Twenty years ago I was something of a connoisseur of Toronto talk radio. I remember Ed Needham, wherever the hell he is now, quite fondly. The Right in Ontario back then was angry. Much angrier than they are today about the misdeeds of Dalton McGuinty. It was an anger that slipped easily into rage. I can still recall going with my father, visiting suppliers for the family business, on March and summer break. Every single one would begin their conversations ranting about Bob Rae. Their walls were festooned with Donato cartoons pillorying the Premier and his hapless Finance Minister Floyd Laughren. The Sun chain swiftly dub the minister Pink Floyd. A better colour might have been red.
North America was undergoing one of the most severe recessions of the post-war era. The Trudeaupian welfare state was entering into financial meltdown. The bond market vigilantes would take down Bill Clinton's spending plans in 1994. The party was over and, in a certain sense, Bob and Floyd were left holding the bag. Despite having inherited an awful mess they then, in their unique way, decided to make things even worse. Four years of epic deficits. Early attempts at affirmative action. Miles of red tape strangling Ontario business. Conrad Black at one point quipped that only North Korea had a worse business environment.
By 1993 it was an open question as to whether Brian Mulroney or Bob Rae was the most hated man in the province. The Brian probably had a slightly edge, though in fairness he had been in power much longer. Then Mulroney retired and Rae Days began. After which there was no contest. The Right had hated Bob Rae before, now the Left, especially the union Left, joined in on the fun.
You may or may not win if you reach for the political centre. You will always lose if betray your base. The only modern exception to that rule is Alison Redford, who cleverly swiped the Liberal Party's base in the most recent Alberta election, while her own base moved over to the Wild Rose. In implementing Rae Days the Bob betrayed his base. No adequate replacement has yet been found. Admittedly his base were economically illiterate clowns and self-entitled fools, but it's the NDP so I'm not sure what he was expecting.
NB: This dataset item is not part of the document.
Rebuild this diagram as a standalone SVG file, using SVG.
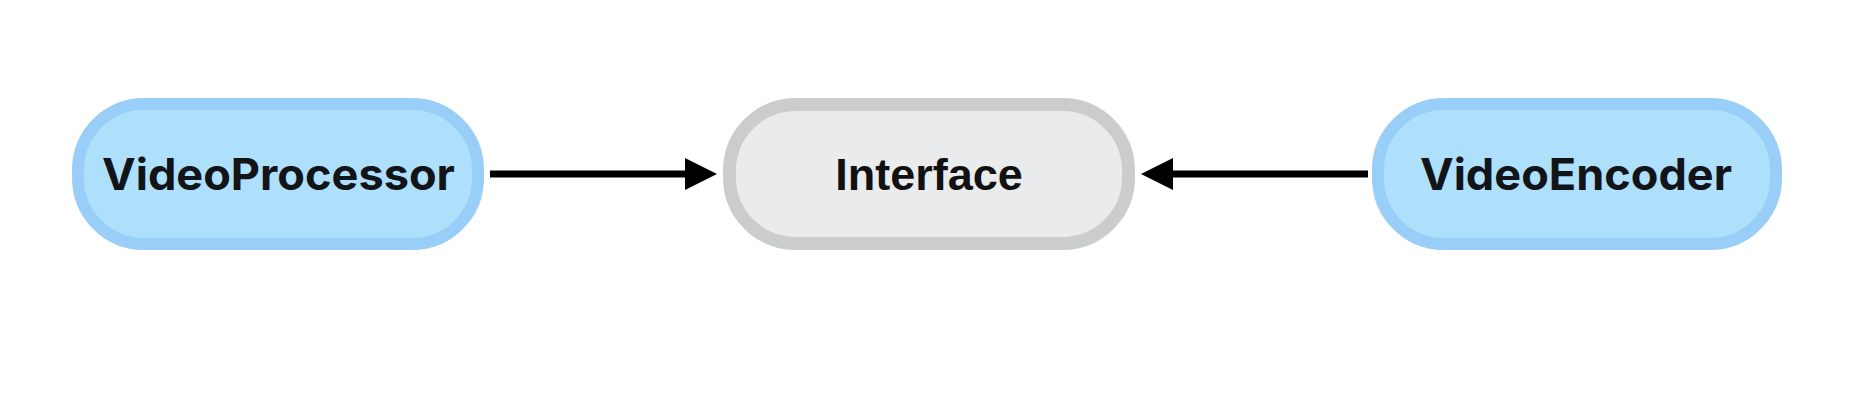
<svg xmlns="http://www.w3.org/2000/svg" width="1854" height="414" viewBox="0 0 1854 414">
  <style>
    .blue { fill: #afe0fb; stroke: #98cef7; stroke-width: 12; }
    .gray { fill: #eaebec; stroke: #cbcccc; stroke-width: 13; }
    .lbl { font-family: Inter, "Liberation Sans", sans-serif; font-weight: 700; font-size: 44px; fill: #111418; text-anchor: middle; }
    .lbl2 { font-family: "Liberation Sans", Arial, sans-serif; font-weight: 700; font-size: 45px; fill: #111111; text-anchor: middle; }
    .edge { stroke: #000; stroke-width: 7; fill: none; }
  </style>
  <defs>
    <marker id="arrow" viewBox="0 0 32 32" refX="4" refY="16" markerWidth="32" markerHeight="32" markerUnits="userSpaceOnUse" orient="auto">
      <path d="M0,0 L32,16 L0,32 Z" fill="#000"/>
    </marker>
  </defs>
  <rect width="1854" height="414" fill="#ffffff"/>
  <g id="connectors">
    <line class="edge" x1="490" y1="174" x2="689" y2="174" marker-end="url(#arrow)"/>
    <line class="edge" x1="1368" y1="174" x2="1169" y2="174" marker-end="url(#arrow)"/>
  </g>
  <g id="node-videoprocessor">
    <rect class="blue" x="78" y="104" width="400" height="140" rx="66" ry="66"/>
    <text class="lbl" x="278.5" y="190" textLength="353" lengthAdjust="spacingAndGlyphs">VideoProcessor</text>
  </g>
  <g id="node-interface">
    <rect class="gray" x="729.5" y="104.5" width="399" height="139" rx="66" ry="66"/>
    <text class="lbl2" x="929" y="190">Interface</text>
  </g>
  <g id="node-videoencoder">
    <rect class="blue" x="1378" y="104" width="398" height="140" rx="66" ry="66"/>
    <text class="lbl" x="1576" y="190" textLength="312" lengthAdjust="spacingAndGlyphs">VideoEncoder</text>
  </g>
</svg>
Rae Days were a sincere attempt to be politically Left wing while also fiscally sane. Roy Romanow was doing similar things in Saskatchewan at the time. But Prairie socialists seem to be saner than Ontario socialists. Perhaps it's something in the water. An intelligent labour movement would have recognized that Bob Rae was trying to save their necks. The blockheads running the public sector unions in the early 1990s did not realize this or did not care to acknowledge fiscal reality. These were the sorts of people who refer to their fellow union members as "brothers and sisters." They hadn't gotten the memo about the failure of socialism. Judging by their successors the public sector union movement still hasn't.
It's believed that at some point in 1993 or 1994, looking out of his office at Queen's Park toward a sea of protesting civil servants, that Bob Rae realized he was a Liberal. His brother was a Liberal. Many of his friends were Liberals. From time to time Liberals were known to balance the books and speak in coherent sentences. The Liberals were the party of sane statists. Since he was the NDP Premier of Ontario he decided to ride the whole thing out, delaying the election until the last possible moment. Mike Harris won. Bob Rae went into exile for eleven years and the rest is history.
With the Bob gone Justin is now left without adult supervision. Certainly Gerald Butts & Co are there to direct their ward, but they're not grizzled old veterans. In his short stint as interim Liberal leader Bob Rae showed himself as smooth, graceful and facile. A long haul from the awkward socialist geek who stunned the country by winning power a generation earlier. Politics is a game won by professionals. For all his many sins and occasional virtues, Bob Rae was a professional politician. Justin Trudeau is not. There is some hope in that.